Cell sizes can vary so the resolution can be adaptive. Grid codes are much better at modelling hydrodynamic structures, but tend to be computationally expensive and there's no way of knowing where gas in any particular cell originated. So despite knowing all the initial conditions, there are fundamental restrictions on what you can learn from simulations.


Handle razors carefully !

Simulations, and especially the comparisons to observations, are complex beasts. Clearly there's some virtue in keeping things as simple as possible, but even here we have to be careful. There's a popular notion - spread by Jodie Foster in the film Contact - that Occam's Razor says that the simplest explanation tends to be right one. Occam, however, said no such thing. He said something more like, "entities must not be multiplied beyond necessity" - in essence, prefer simple explanations.

There are good reasons for this, but they have nothing to do with any kind of fundamental truth. Indeed, in science we should never presume to know how the world works : start thinking that the simplest explanation is usually correct and you rapidly degenerate into "a wizard did it". The Universe is a bloody complicated place, and sometimes it needs complex explanations.

John Von Neuman is reported to have said that with three free parameters he could fit an elephant, and with four he could make him wiggle his trunk. The more complex your explanation, the more you can adjust it to make it fit the observed data. Simpler explanations are much harder to fudge and therefore easier to test. But that absolutely does not mean that you never add complexity, because it's equally possible to over-simplify and miss some vital physical process.

In the case of the missing satellite problem, the complexity of the baryonic physics that we're missing from the pure dark matter simulations may have nothing to do with changing the halo structures at all. Instead it might be an example of a much more subtle selection effect.


Selection effects : correlation doesn't equal causation

We know the mass of the baryons is too small to affect the dark matter in our simulations. But we also know that the baryons are the only thing we can observe directly. So perhaps our simulations are missing some mechanism that restricts the presence of the baryons on only certain dark halos : maybe the rest do exist, but remain invisible. It's worth a brief digression here to show how important selection effects can be, and why statistical measurements can be woefully misleading.

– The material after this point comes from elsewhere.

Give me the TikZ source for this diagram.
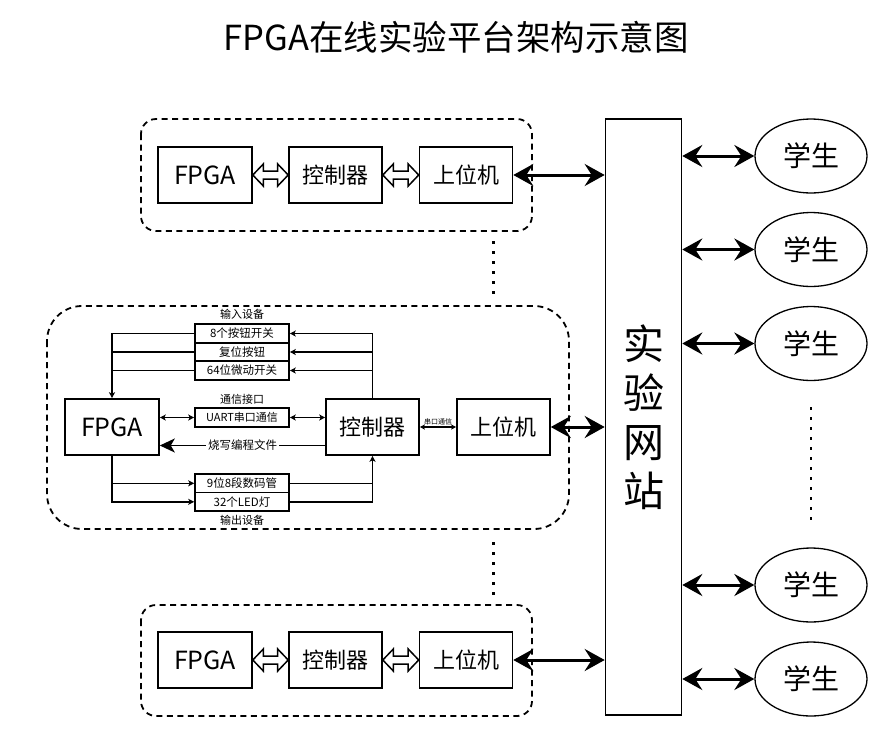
\documentclass[tikz,border=0pt]{standalone}
\usepackage{fontspec}
\setmainfont{Noto Sans CJK SC}
\usetikzlibrary{arrows.meta,calc,shapes.geometric}
\newcommand\fs[1]{\fontsize{#1}{#1}\selectfont}
\newcommand\hollowdbl[2]{%
  \draw[line width=1.5pt, fill=white, line join=miter] (#1.east) -- ++(10.5,-11) -- ++(0,7)
    -- ($(#2.west)+(-10.5,-4)$) -- ++(0,-7) -- (#2.west) -- ++(-10.5,11) -- ++(0,-7)
    -- ($(#1.east)+(10.5,4)$) -- ++(0,7) -- cycle;}
\tikzset{
  bigbox/.style={draw, line width=1.6pt, minimum width=93pt, minimum height=56pt, inner sep=0pt, font=\fs{22}},
  rowbox/.style={draw, line width=1.6pt, minimum width=94pt, minimum height=18.5pt, inner sep=0pt, font=\fs{11.5}},
  lbl/.style={inner sep=1pt, font=\fs{11}},
  grp/.style={line width=1.8pt, dash pattern=on 6pt off 4.5pt},
  thinc/.style={line width=1.5pt},
  smalltip/.style={thinc, -{Stealth[length=6pt,width=6pt,inset=1.5pt]}},
  smalldbl/.style={thinc, {Stealth[length=6pt,width=6pt,inset=1.5pt]}-{Stealth[length=6pt,width=6pt,inset=1.5pt]}},
  bigdbl/.style={line width=3pt, {Stealth[length=20pt,width=22pt,inset=7pt]}-{Stealth[length=20pt,width=22pt,inset=7pt]}},
  student/.style={ellipse, draw, line width=1.3pt, minimum width=112pt, minimum height=74pt, inner sep=0pt, font=\fs{28}},
  dotcol/.style={line width=3pt, dash pattern=on 3pt off 7pt},
}
\begin{document}
\begin{tikzpicture}[x=1pt,y=-1pt]
\useasboundingbox (0,0) rectangle (887,745);
\node[font=\fs{34.5}] (title) at (456,37) {FPGA在线实验平台架构示意图};

% website
\node[draw, line width=1.6pt, minimum width=76pt, minimum height=596pt, inner sep=0pt,
      align=center, font=\fontsize{41}{49}\selectfont] (site) at (643.5,417) {实\\验\\网\\站};

% top group
\draw[grp, rounded corners=15pt] (141,119) rectangle (532,231);
\node[bigbox, minimum width=94pt, font=\fs{25}] (tF) at (205,175) {FPGA};
\node[bigbox] (tC) at (335.5,175) {控制器};
\node[bigbox] (tH) at (466,175) {上位机};
\hollowdbl{tF}{tC}
\hollowdbl{tC}{tH}
\draw[bigdbl] (tH.east) -- (tH.east -| site.west);

% bottom group
\draw[grp, rounded corners=15pt] (141,605) rectangle (532,716);
\node[bigbox, minimum width=94pt, font=\fs{25}] (bF) at (205,660) {FPGA};
\node[bigbox] (bC) at (335.5,660) {控制器};
\node[bigbox] (bH) at (466,660) {上位机};
\hollowdbl{bF}{bC}
\hollowdbl{bC}{bH}
\draw[bigdbl] (bH.east) -- (bH.east -| site.west);

% dots between groups
\draw[dotcol] (493,241) -- (493,294);
\draw[dotcol] (493,542) -- (493,595);

% middle group
\draw[grp, rounded corners=35pt] (47,306) rectangle (569,529);
\node[bigbox, minimum width=94pt, font=\fs{25}] (mF) at (112,427) {FPGA};
\node[bigbox] (mC) at (372.5,427) {控制器};
\node[bigbox] (mH) at (503.5,427) {上位机};

\node[rowbox] (in1) at (242,333.5) {8个按钮开关};
\node[rowbox] (in2) at (242,352) {复位按钮};
\node[rowbox] (in3) at (242,370.5) {64位微动开关};
\node[lbl] (inl) at (242,314) {输入设备};

\node[rowbox, minimum height=19pt, font=\fs{11}] (uart) at (242,417.5) {UART串口通信};
\node[lbl] (uartl) at (242,399) {通信接口};

\node[rowbox] (out1) at (242,483.3) {9位8段数码管};
\node[rowbox] (out2) at (242,501.8) {32个LED灯};
\node[lbl] (outl) at (242,520) {输出设备};

% inputs -> FPGA
\draw[smalltip] (in1.west) -| (mF.north);
\draw[thinc] (in2.west) -- (in2.west -| mF.north);
\draw[thinc] (in3.west) -- (in3.west -| mF.north);
% controller -> inputs
\draw[smalltip] (mC.north) |- (in1.east);
\draw[smalltip] (in2.east -| mC.north) -- (in2.east);
\draw[smalltip] (in3.east -| mC.north) -- (in3.east);
% uart
\draw[smalldbl] (mF.east |- uart.west) -- (uart.west);
\draw[smalldbl] (uart.east) -- (uart.east -| mC.west);
% programming file
\coordinate (pg) at (242,445.5);
\draw[thinc, -{Stealth[length=15pt,width=14pt,inset=4pt]}] (pg -| mC.west) -- (pg -| mF.east)
  node[midway, fill=white, inner sep=2pt, font=\fs{11.5}] (pgl) {烧写编程文件};
% FPGA -> outputs
\draw[smalltip] (mF.south) |- (out2.west);
\draw[smalltip] (out1.west -| mF.south) -- (out1.west);
% outputs -> controller
\draw[smalltip] (out2.east) -| (mC.south);
\draw[thinc] (out1.east) -- (out1.east -| mC.south);
% controller <-> host
\draw[line width=1.2pt, {Stealth[length=5pt,width=5pt,inset=1pt]}-{Stealth[length=5pt,width=5pt,inset=1pt]}] (mC.east) -- (mH.west)
  node[midway, above, inner sep=1.5pt, font=\fs{7}] (sl) {串口通信};
\draw[bigdbl] (mH.east) -- (mH.east -| site.west);

% students
\node[student] (s1) at (811,156) {学生};
\node[student] (s2) at (811,249.5) {学生};
\node[student] (s3) at (811,343.5) {学生};
\node[student] (s4) at (811,585) {学生};
\node[student] (s5) at (811,679) {学生};
\foreach \s in {s1,s2,s3,s4,s5}
  \draw[bigdbl] (\s.west -| site.east) -- (\s.west);
\draw[line width=2.5pt, dash pattern=on 2.5pt off 7.5pt] (811,407) -- (811,520);
\end{tikzpicture}
\end{document}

The above chart comes from the fantastic website Spurious Correlations. This correlation is statistically significant, but physically meaningless. For a start, it's not at all clear which is the independent (controlling) variable : does excessive cheese consumption drive people insane and make them become entangled in their bedsheets, or do people commiserate bedsheet-based deaths by eating more cheese for some reason ? Both interpretations are equally absurd and the data says precisely nothing about which way round it goes.

From this paper.
A second example : the pitch angle of spiral arms (a measure of how tightly wound they are) in galaxies correlates with the mass of their supermassive black hole. This is completely unexpected because the central black holes, though massive, are minuscule in comparison to most spiral galaxies. Local gravity sources (e.g. ordinary stars) ought to dominate at large distances - there's no plausible direct connection between the black hole and something as large as a spiral arm. But there might, the authors suggest, be a connection between a third factor such as the density profile of the dark matter.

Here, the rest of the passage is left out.